— GOAL —
All of the lines below are to be printed again exactly; images are excluded from the output.

──────── STORED DATA

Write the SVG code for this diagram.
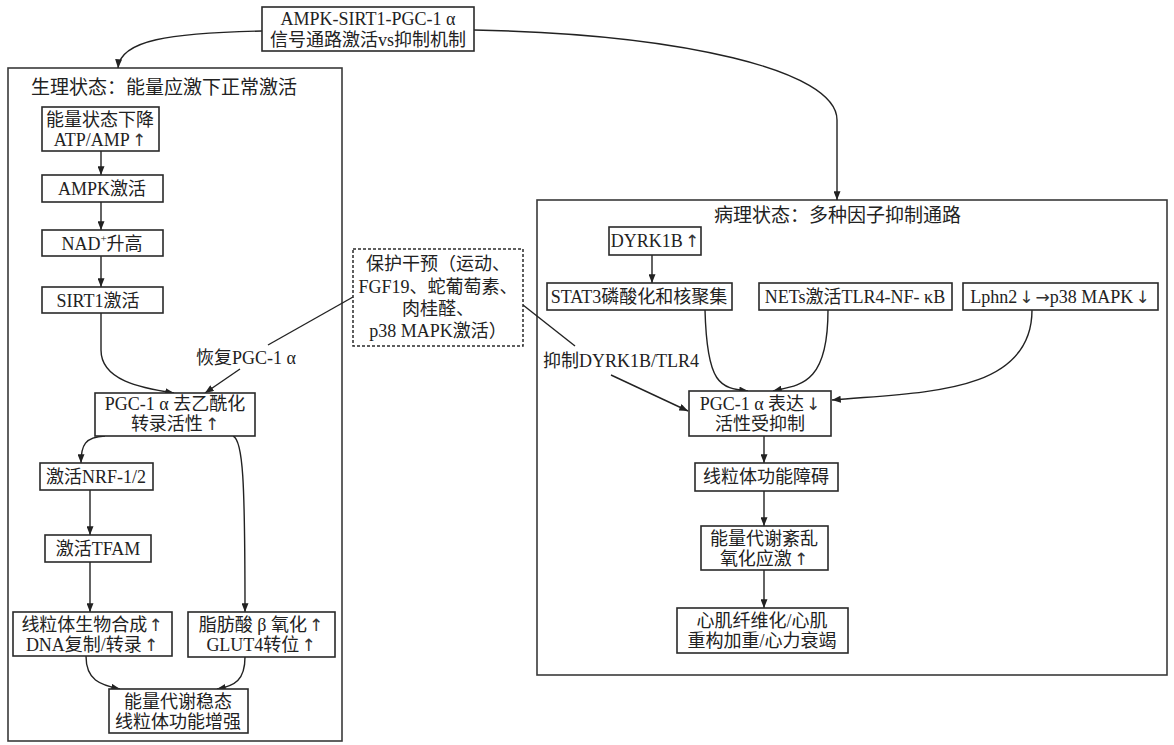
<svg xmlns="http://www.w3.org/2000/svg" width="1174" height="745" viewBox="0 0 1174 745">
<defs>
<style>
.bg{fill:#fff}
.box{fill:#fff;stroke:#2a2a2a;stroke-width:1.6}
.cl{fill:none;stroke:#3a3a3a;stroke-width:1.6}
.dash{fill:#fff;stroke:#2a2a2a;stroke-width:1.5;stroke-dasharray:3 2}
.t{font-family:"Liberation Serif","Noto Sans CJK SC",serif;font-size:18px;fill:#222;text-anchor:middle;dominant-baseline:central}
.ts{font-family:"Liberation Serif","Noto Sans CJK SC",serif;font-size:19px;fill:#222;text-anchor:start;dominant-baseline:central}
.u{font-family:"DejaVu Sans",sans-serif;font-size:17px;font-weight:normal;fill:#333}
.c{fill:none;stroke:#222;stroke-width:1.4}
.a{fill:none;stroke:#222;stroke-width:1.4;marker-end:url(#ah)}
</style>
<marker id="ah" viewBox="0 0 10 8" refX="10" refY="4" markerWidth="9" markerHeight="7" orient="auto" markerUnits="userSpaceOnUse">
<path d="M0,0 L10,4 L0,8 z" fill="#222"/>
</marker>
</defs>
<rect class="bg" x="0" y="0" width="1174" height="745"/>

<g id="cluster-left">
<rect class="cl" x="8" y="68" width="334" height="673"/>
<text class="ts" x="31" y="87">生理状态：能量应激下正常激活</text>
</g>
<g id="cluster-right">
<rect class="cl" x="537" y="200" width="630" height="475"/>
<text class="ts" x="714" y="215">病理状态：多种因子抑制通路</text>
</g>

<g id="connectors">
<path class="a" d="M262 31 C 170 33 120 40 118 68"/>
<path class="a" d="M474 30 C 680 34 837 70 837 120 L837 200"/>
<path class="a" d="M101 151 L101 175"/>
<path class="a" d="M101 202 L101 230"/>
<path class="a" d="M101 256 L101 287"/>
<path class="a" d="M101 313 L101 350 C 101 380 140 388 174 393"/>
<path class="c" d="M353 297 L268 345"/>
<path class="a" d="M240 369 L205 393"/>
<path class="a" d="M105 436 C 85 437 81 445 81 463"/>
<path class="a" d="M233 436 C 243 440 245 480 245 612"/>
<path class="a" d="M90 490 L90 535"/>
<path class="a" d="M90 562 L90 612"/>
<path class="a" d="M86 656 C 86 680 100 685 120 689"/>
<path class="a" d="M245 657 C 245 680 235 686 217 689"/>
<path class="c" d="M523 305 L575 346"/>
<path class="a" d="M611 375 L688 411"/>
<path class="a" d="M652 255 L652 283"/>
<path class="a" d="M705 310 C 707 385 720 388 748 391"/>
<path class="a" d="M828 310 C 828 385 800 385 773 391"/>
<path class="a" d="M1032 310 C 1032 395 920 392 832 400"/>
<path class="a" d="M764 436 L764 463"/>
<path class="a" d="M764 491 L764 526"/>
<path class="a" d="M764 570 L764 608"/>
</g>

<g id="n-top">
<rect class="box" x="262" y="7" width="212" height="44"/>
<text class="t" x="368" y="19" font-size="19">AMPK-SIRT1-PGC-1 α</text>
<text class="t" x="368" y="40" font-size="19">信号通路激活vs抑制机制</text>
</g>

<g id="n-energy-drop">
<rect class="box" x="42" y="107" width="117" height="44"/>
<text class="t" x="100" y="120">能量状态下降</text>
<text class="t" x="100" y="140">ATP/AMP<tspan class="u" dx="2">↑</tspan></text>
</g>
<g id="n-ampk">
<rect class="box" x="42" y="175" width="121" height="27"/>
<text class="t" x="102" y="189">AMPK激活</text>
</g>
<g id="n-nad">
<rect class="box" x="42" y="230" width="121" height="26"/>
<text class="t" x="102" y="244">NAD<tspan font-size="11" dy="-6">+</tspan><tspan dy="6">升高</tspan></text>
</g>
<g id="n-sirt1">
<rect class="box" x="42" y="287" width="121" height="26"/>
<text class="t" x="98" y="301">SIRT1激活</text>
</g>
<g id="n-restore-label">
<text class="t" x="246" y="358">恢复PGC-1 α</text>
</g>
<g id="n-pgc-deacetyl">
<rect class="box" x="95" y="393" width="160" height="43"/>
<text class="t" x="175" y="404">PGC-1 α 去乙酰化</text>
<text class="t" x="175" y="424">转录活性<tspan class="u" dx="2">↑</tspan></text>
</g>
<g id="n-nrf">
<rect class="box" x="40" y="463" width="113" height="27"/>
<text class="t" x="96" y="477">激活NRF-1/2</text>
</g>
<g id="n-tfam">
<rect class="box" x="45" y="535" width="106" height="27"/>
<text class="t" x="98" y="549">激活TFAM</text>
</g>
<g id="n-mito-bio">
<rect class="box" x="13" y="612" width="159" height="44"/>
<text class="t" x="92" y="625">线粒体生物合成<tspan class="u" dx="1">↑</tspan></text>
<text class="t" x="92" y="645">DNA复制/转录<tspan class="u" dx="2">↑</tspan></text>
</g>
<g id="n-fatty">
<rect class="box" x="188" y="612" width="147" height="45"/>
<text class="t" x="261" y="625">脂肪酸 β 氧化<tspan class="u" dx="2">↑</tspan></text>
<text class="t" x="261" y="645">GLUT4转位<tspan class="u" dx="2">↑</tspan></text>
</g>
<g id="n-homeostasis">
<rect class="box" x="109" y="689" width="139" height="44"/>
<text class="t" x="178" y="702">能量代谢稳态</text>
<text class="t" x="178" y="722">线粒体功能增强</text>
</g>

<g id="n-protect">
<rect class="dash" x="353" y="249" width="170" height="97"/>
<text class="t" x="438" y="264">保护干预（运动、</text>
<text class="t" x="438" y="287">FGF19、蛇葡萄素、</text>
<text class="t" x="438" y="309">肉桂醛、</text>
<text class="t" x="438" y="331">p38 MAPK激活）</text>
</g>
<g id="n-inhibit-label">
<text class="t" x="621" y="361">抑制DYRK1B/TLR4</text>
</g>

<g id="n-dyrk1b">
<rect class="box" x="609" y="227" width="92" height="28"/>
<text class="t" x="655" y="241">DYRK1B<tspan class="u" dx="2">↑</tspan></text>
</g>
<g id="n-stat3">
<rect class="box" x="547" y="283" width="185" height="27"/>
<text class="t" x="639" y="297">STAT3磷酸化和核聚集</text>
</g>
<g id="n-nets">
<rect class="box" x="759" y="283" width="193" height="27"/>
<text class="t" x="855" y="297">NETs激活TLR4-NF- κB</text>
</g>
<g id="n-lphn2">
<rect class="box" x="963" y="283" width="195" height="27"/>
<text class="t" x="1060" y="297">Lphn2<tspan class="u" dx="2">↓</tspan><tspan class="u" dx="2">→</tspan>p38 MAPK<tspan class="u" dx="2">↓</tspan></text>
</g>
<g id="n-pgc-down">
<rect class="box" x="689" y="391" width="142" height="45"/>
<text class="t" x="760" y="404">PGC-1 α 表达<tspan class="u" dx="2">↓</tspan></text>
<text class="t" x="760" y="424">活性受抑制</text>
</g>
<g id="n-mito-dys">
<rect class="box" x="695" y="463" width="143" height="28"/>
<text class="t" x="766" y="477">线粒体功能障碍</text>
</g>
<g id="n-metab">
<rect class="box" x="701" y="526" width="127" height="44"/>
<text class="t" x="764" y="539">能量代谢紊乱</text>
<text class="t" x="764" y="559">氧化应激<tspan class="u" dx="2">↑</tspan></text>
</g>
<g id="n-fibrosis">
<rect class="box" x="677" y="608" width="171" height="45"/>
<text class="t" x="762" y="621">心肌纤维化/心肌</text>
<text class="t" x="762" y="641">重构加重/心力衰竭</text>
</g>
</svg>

────────────────

— IN RESPONSE —
Write the SVG code for this diagram.
<svg xmlns="http://www.w3.org/2000/svg" width="1174" height="745" viewBox="0 0 1174 745">
<defs>
<style>
.bg{fill:#fff}
.box{fill:#fff;stroke:#2a2a2a;stroke-width:1.6}
.cl{fill:none;stroke:#3a3a3a;stroke-width:1.6}
.dash{fill:#fff;stroke:#2a2a2a;stroke-width:1.5;stroke-dasharray:3 2}
.t{font-family:"Liberation Serif","Noto Sans CJK SC",serif;font-size:18px;fill:#222;text-anchor:middle;dominant-baseline:central}
.ts{font-family:"Liberation Serif","Noto Sans CJK SC",serif;font-size:19px;fill:#222;text-anchor:start;dominant-baseline:central}
.u{font-family:"DejaVu Sans",sans-serif;font-size:17px;font-weight:normal;fill:#333}
.c{fill:none;stroke:#222;stroke-width:1.4}
.a{fill:none;stroke:#222;stroke-width:1.4;marker-end:url(#ah)}
</style>
<marker id="ah" viewBox="0 0 10 8" refX="10" refY="4" markerWidth="9" markerHeight="7" orient="auto" markerUnits="userSpaceOnUse">
<path d="M0,0 L10,4 L0,8 z" fill="#222"/>
</marker>
</defs>
<rect class="bg" x="0" y="0" width="1174" height="745"/>

<g id="cluster-left">
<rect class="cl" x="8" y="68" width="334" height="673"/>
<text class="ts" x="31" y="87">生理状态：能量应激下正常激活</text>
</g>
<g id="cluster-right">
<rect class="cl" x="537" y="200" width="630" height="475"/>
<text class="ts" x="714" y="215">病理状态：多种因子抑制通路</text>
</g>

<g id="connectors">
<path class="a" d="M262 31 C 170 33 120 40 118 68"/>
<path class="a" d="M474 30 C 680 34 837 70 837 120 L837 200"/>
<path class="a" d="M101 151 L101 175"/>
<path class="a" d="M101 202 L101 230"/>
<path class="a" d="M101 256 L101 287"/>
<path class="a" d="M101 313 L101 350 C 101 380 140 388 174 393"/>
<path class="c" d="M353 297 L268 345"/>
<path class="a" d="M240 369 L205 393"/>
<path class="a" d="M105 436 C 85 437 81 445 81 463"/>
<path class="a" d="M233 436 C 243 440 245 480 245 612"/>
<path class="a" d="M90 490 L90 535"/>
<path class="a" d="M90 562 L90 612"/>
<path class="a" d="M86 656 C 86 680 100 685 120 689"/>
<path class="a" d="M245 657 C 245 680 235 686 217 689"/>
<path class="c" d="M523 305 L575 346"/>
<path class="a" d="M611 375 L688 411"/>
<path class="a" d="M652 255 L652 283"/>
<path class="a" d="M705 310 C 707 385 720 388 748 391"/>
<path class="a" d="M828 310 C 828 385 800 385 773 391"/>
<path class="a" d="M1032 310 C 1032 395 920 392 832 400"/>
<path class="a" d="M764 436 L764 463"/>
<path class="a" d="M764 491 L764 526"/>
<path class="a" d="M764 570 L764 608"/>
</g>

<g id="n-top">
<rect class="box" x="262" y="7" width="212" height="44"/>
<text class="t" x="368" y="19" font-size="19">AMPK-SIRT1-PGC-1 α</text>
<text class="t" x="368" y="40" font-size="19">信号通路激活vs抑制机制</text>
</g>

<g id="n-energy-drop">
<rect class="box" x="42" y="107" width="117" height="44"/>
<text class="t" x="100" y="120">能量状态下降</text>
<text class="t" x="100" y="140">ATP/AMP<tspan class="u" dx="2">↑</tspan></text>
</g>
<g id="n-ampk">
<rect class="box" x="42" y="175" width="121" height="27"/>
<text class="t" x="102" y="189">AMPK激活</text>
</g>
<g id="n-nad">
<rect class="box" x="42" y="230" width="121" height="26"/>
<text class="t" x="102" y="244">NAD<tspan font-size="11" dy="-6">+</tspan><tspan dy="6">升高</tspan></text>
</g>
<g id="n-sirt1">
<rect class="box" x="42" y="287" width="121" height="26"/>
<text class="t" x="98" y="301">SIRT1激活</text>
</g>
<g id="n-restore-label">
<text class="t" x="246" y="358">恢复PGC-1 α</text>
</g>
<g id="n-pgc-deacetyl">
<rect class="box" x="95" y="393" width="160" height="43"/>
<text class="t" x="175" y="404">PGC-1 α 去乙酰化</text>
<text class="t" x="175" y="424">转录活性<tspan class="u" dx="2">↑</tspan></text>
</g>
<g id="n-nrf">
<rect class="box" x="40" y="463" width="113" height="27"/>
<text class="t" x="96" y="477">激活NRF-1/2</text>
</g>
<g id="n-tfam">
<rect class="box" x="45" y="535" width="106" height="27"/>
<text class="t" x="98" y="549">激活TFAM</text>
</g>
<g id="n-mito-bio">
<rect class="box" x="13" y="612" width="159" height="44"/>
<text class="t" x="92" y="625">线粒体生物合成<tspan class="u" dx="1">↑</tspan></text>
<text class="t" x="92" y="645">DNA复制/转录<tspan class="u" dx="2">↑</tspan></text>
</g>
<g id="n-fatty">
<rect class="box" x="188" y="612" width="147" height="45"/>
<text class="t" x="261" y="625">脂肪酸 β 氧化<tspan class="u" dx="2">↑</tspan></text>
<text class="t" x="261" y="645">GLUT4转位<tspan class="u" dx="2">↑</tspan></text>
</g>
<g id="n-homeostasis">
<rect class="box" x="109" y="689" width="139" height="44"/>
<text class="t" x="178" y="702">能量代谢稳态</text>
<text class="t" x="178" y="722">线粒体功能增强</text>
</g>

<g id="n-protect">
<rect class="dash" x="353" y="249" width="170" height="97"/>
<text class="t" x="438" y="264">保护干预（运动、</text>
<text class="t" x="438" y="287">FGF19、蛇葡萄素、</text>
<text class="t" x="438" y="309">肉桂醛、</text>
<text class="t" x="438" y="331">p38 MAPK激活）</text>
</g>
<g id="n-inhibit-label">
<text class="t" x="621" y="361">抑制DYRK1B/TLR4</text>
</g>

<g id="n-dyrk1b">
<rect class="box" x="609" y="227" width="92" height="28"/>
<text class="t" x="655" y="241">DYRK1B<tspan class="u" dx="2">↑</tspan></text>
</g>
<g id="n-stat3">
<rect class="box" x="547" y="283" width="185" height="27"/>
<text class="t" x="639" y="297">STAT3磷酸化和核聚集</text>
</g>
<g id="n-nets">
<rect class="box" x="759" y="283" width="193" height="27"/>
<text class="t" x="855" y="297">NETs激活TLR4-NF- κB</text>
</g>
<g id="n-lphn2">
<rect class="box" x="963" y="283" width="195" height="27"/>
<text class="t" x="1060" y="297">Lphn2<tspan class="u" dx="2">↓</tspan><tspan class="u" dx="2">→</tspan>p38 MAPK<tspan class="u" dx="2">↓</tspan></text>
</g>
<g id="n-pgc-down">
<rect class="box" x="689" y="391" width="142" height="45"/>
<text class="t" x="760" y="404">PGC-1 α 表达<tspan class="u" dx="2">↓</tspan></text>
<text class="t" x="760" y="424">活性受抑制</text>
</g>
<g id="n-mito-dys">
<rect class="box" x="695" y="463" width="143" height="28"/>
<text class="t" x="766" y="477">线粒体功能障碍</text>
</g>
<g id="n-metab">
<rect class="box" x="701" y="526" width="127" height="44"/>
<text class="t" x="764" y="539">能量代谢紊乱</text>
<text class="t" x="764" y="559">氧化应激<tspan class="u" dx="2">↑</tspan></text>
</g>
<g id="n-fibrosis">
<rect class="box" x="677" y="608" width="171" height="45"/>
<text class="t" x="762" y="621">心肌纤维化/心肌</text>
<text class="t" x="762" y="641">重构加重/心力衰竭</text>
</g>
</svg>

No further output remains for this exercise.